The exchange, which was captured on video and shared by Okafor on his social media accounts, has been viewed more than 1.4 million times.

As the video racked up views, people tied it to other incidents involving white people calling police on black people going about their lives.

“Hallway Harry,” as the unidentified man has been named on social media, follows the likes of “BBQ Becky,” who called police on two black men who were grilling in a park in Oakland, California; “Permit Patty” who summoned authorities in San Francisco on an 8-year-old black girl for “illegally selling water without a permit;” and here in New York, “Cornerstore Caroline,” who called police in Brooklyn on a black boy who she falsely said groped her in a bodega.

As of October, The Times had identified 39 instances this year in which a white person called the police on black people engaging in regular activities.

“I felt insulted,” Okafor said of the encounter. “I felt violated. To me, his behavior suggested that, one, because we were people of color we were a threat to their safety, and, two, because we are people of color we can’t afford to live in that type of apartment complex.”

He added: “It’s the Upper East Side. It’s considered to be one of the wealthy parts of Manhattan. It’s a nice apartment.”

The neighbor similarly accosted a white couple just hours after the encounter with Okafor.

Janah Reynolds, who is visiting New York for the holidays with her husband and two sons, was renting an apartment on the first floor of the building through Airbnb. After dropping their bags at the apartment Wednesday, Reynolds and her husband went out while her mother-in-law stayed with the children.

When Reynolds and her husband returned to the building, she said, the same man refused to let them in, telling them it was illegal for them to rent an apartment for just a few nights. (Many New Yorkers illegally rent out their apartments on Airbnb, though it is not clear whether this particular rental was legal.)

Reynolds, who posted a video of their heated confrontation as a comment on Okafor’s Facebook post, said that she and her husband waited more than an hour before the man finally relented and let them into the apartment where their children were waiting. She said they called police multiple times, but officers never came.

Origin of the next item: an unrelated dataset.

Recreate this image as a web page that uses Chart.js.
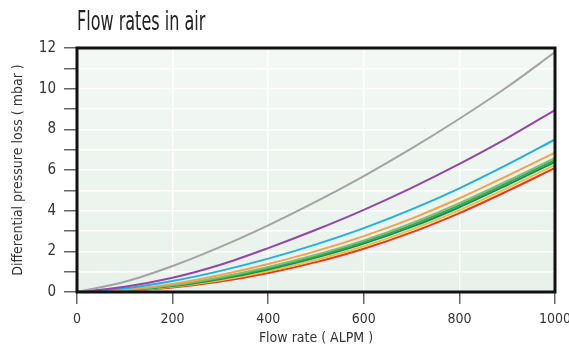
<!DOCTYPE html>
<html>
<head>
<meta charset="utf-8">
<script src="https://cdn.jsdelivr.net/npm/chart.js@4/dist/chart.umd.min.js"></script>
<style>
  html, body { margin: 0; padding: 0; background: #fff; }
  #wrap { position: relative; width: 569px; height: 351px; }
</style>
</head>
<body>
<div id="wrap"><canvas id="flow-chart"></canvas></div>
<script>
/* ── Data ── */
const flowRates = [0, 100, 200, 300, 400, 500, 600, 700, 800, 900, 1000];

const grayLoss       = [0, 0.5, 1.28, 2.22, 3.28, 4.44, 5.7, 7.06, 8.52, 10.08, 11.8];
const purpleLoss     = [0, 0.26, 0.7, 1.34, 2.16, 3.06, 4.04, 5.12, 6.3, 7.57, 8.95];
const blueLoss       = [0, 0.18, 0.54, 1.04, 1.64, 2.34, 3.14, 4.06, 5.1, 6.26, 7.5];
const orangeLoss     = [0, 0.12, 0.4, 0.84, 1.38, 2.01, 2.75, 3.61, 4.61, 5.71, 6.85];
const lightGreenLoss = [0, 0.1, 0.34, 0.73, 1.23, 1.83, 2.54, 3.39, 4.37, 5.46, 6.6];
const greenLoss      = [0, 0.09, 0.32, 0.68, 1.17, 1.76, 2.46, 3.29, 4.27, 5.36, 6.5];
const tealLoss       = [0, 0.08, 0.29, 0.64, 1.11, 1.69, 2.38, 3.2, 4.17, 5.26, 6.4];
const yellowLoss     = [0, 0.07, 0.26, 0.58, 1.02, 1.58, 2.25, 3.07, 4.03, 5.11, 6.25];
const redLoss        = [0, 0.06, 0.22, 0.51, 0.93, 1.47, 2.13, 2.93, 3.88, 4.96, 6.1];

const yTicks = [0, 2, 4, 6, 8, 10, 12];
const xTicks = [0, 200, 400, 600, 800, 1000];

const FONT = "'Liberation Sans Narrow', 'DejaVu Sans Condensed', 'Arial Narrow', sans-serif";

/* ── Series styling ── */
const series = [
  { label: 'A', data: grayLoss,       color: '#a3a3a3' },
  { label: 'B', data: purpleLoss,     color: '#9346a8' },
  { label: 'C', data: blueLoss,       color: '#1fb0e6' },
  { label: 'D', data: orangeLoss,     color: '#f7a04b' },
  { label: 'E', data: lightGreenLoss, color: '#78c26f' },
  { label: 'F', data: greenLoss,      color: '#34a853' },
  { label: 'G', data: tealLoss,       color: '#138a5e' },
  { label: 'H', data: yellowLoss,     color: '#f2c12e' },
  { label: 'I', data: redLoss,        color: '#e8352a' }
];

/* ── Plot background, frame and title ── */
const framePlugin = {
  id: 'frame',
  beforeDraw(chart) {
    const { ctx, chartArea: a } = chart;
    const g = ctx.createLinearGradient(0, a.top, 0, a.bottom);
    g.addColorStop(0, '#f3f8f4');
    g.addColorStop(1, '#e7f1ea');
    ctx.save();
    ctx.fillStyle = g;
    ctx.fillRect(a.left, a.top, a.right - a.left, a.bottom - a.top);
    ctx.restore();
  },
  afterDraw(chart) {
    const { ctx, chartArea: a } = chart;
    ctx.save();
    ctx.strokeStyle = '#111';
    ctx.lineWidth = 3;
    ctx.strokeRect(a.left, a.top, a.right - a.left, a.bottom - a.top);

    // title, squeezed to look condensed
    ctx.fillStyle = '#222';
    ctx.font = '27px ' + FONT;
    ctx.textBaseline = 'middle';
    ctx.translate(a.left, 23);
    ctx.scale(0.66, 1);
    ctx.fillText('Flow rates in air', 0, 0);
    ctx.restore();
  }
};

new Chart(document.getElementById('flow-chart'), {
  type: 'line',
  data: {
    labels: flowRates,
    datasets: series.map(s => ({
      label: s.label,
      data: s.data.map((v, i) => ({ x: flowRates[i], y: v })),
      borderColor: s.color,
      borderWidth: 2,
      pointRadius: 0,
      fill: false,
      cubicInterpolationMode: 'monotone'
    }))
  },
  options: {
    responsive: true,
    maintainAspectRatio: false,
    animation: false,
    layout: { padding: { top: 48, right: 0, left: 0, bottom: 0 } },
    plugins: {
      legend: { display: false },
      tooltip: { enabled: false }
    },
    scales: {
      x: {
        type: 'linear',
        min: 0,
        max: 1000,
        afterFit(scale) {
          scale.height = 59;
          scale.paddingLeft = 0;
          scale.paddingRight = 14;
        },
        afterBuildTicks(scale) { scale.ticks = xTicks.map(v => ({ value: v })); },
        grid: { color: '#ffffff', lineWidth: 1.5, tickColor: '#666', tickLength: 12 },
        border: { display: false },
        ticks: {
          color: '#333',
          font: { family: FONT, size: 14 },
          padding: 7,
          autoSkip: false,
          maxRotation: 0,
          callback: v => String(v)
        },
        title: {
          display: true,
          text: 'Flow rate ( ALPM )',
          color: '#333',
          font: { family: FONT, size: 14 },
          padding: { top: 5 }
        }
      },
      y: {
        min: 0,
        max: 12,
        afterFit(scale) { scale.width = 77; },
        ticks: {
          stepSize: 1,
          autoSkip: false,
          color: '#333',
          font: { family: FONT, size: 15 },
          padding: 8,
          callback: v => (yTicks.includes(v) ? String(v) : '')
        },
        grid: { color: '#ffffff', lineWidth: 1.5, tickColor: '#666', tickLength: 13 },
        border: { display: false },
        title: {
          display: true,
          text: 'Differential pressure loss ( mbar )',
          color: '#333',
          font: { family: FONT, size: 14 },
          padding: { top: 10, bottom: 2 }
        }
      }
    }
  },
  plugins: [framePlugin]
});
</script>
</body>
</html>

Okafor said that he has sublet an apartment in the building since last December. His video shows the man repeatedly asking him which apartment he lived in, information that Okafor refused to give.

“It is none of his business,” Okafor said in a phone interview Monday. “He doesn’t own the building. Just because he has lived there for 27 years, it doesn’t give him the right to interrogate other people.”

The neighbor has yet to be identified, and neither Okafor nor Janah Reynolds knew his name. Okafor had never seen him in the building before the encounter.

Okafor said he reported the incident to the building manager and that she told him she could not address personal matters and advised him to report the incident to police if he wanted to pursue legal action.

The manager, Cathy Burton, did not respond to a request for comment Monday.

Okafor, who is spending the holidays in Chicago, said he planned to re-sign his lease, and though he did not plan to pursue legal action, he was expecting an apology from the man, and he thinks the man should be evicted from the building.

“I’m not going to change how I live my life based on this guy’s inappropriate behavior,” Okafor said.